Example: "**As a child, I would always gaze at the stars, wondering how they got there. When I was studying advanced Physics in high school, the answers only led to greater questions. That's why I went onto pursue a bachelor's degree in astrophysics. I believe it's my inherent curiosity that will make me a diligent Research Assistant."

2. Describe any additional experience relevant to the position

If you have any educational experience relevant to the position you are applying for, such as a certification program you have completed or an endorsement in a specific skill or area, discuss how this additional experience will add value to the role and the company you are applying to.

Example: "During my college thesis, I experimented with high-energy processes and their relation to space plasmas. I understand your company is leading the science community in this area of research. I think my background in the subject will make me a valuable asset to your team."

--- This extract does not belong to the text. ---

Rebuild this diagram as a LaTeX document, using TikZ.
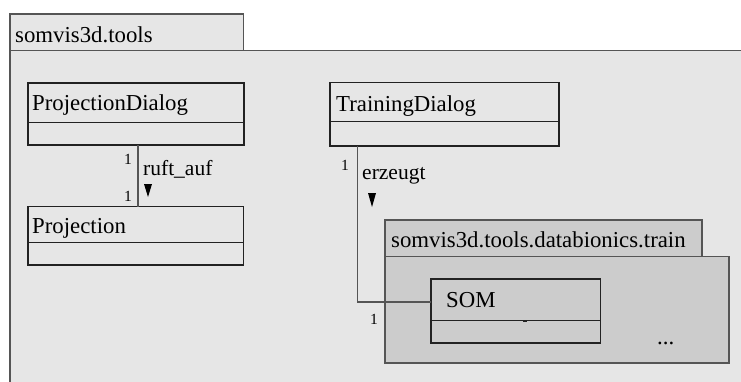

3. Finish with what you do to continue to learn

A commitment to continuous learning makes you more attractive to employers. If you intend to study further or are studying alongside your work, share these aspirations during your interview. Create a rapport with your recruiter by mentioning any conferences or courses you have attended in the past few months. Candidates who value education are in high demand because they help grow a firm from the inside out.

Example: "**Working for your company is a great opportunity for me to learn about my strengths and weaknesses. It will help guide my specialty for my postgraduate studies."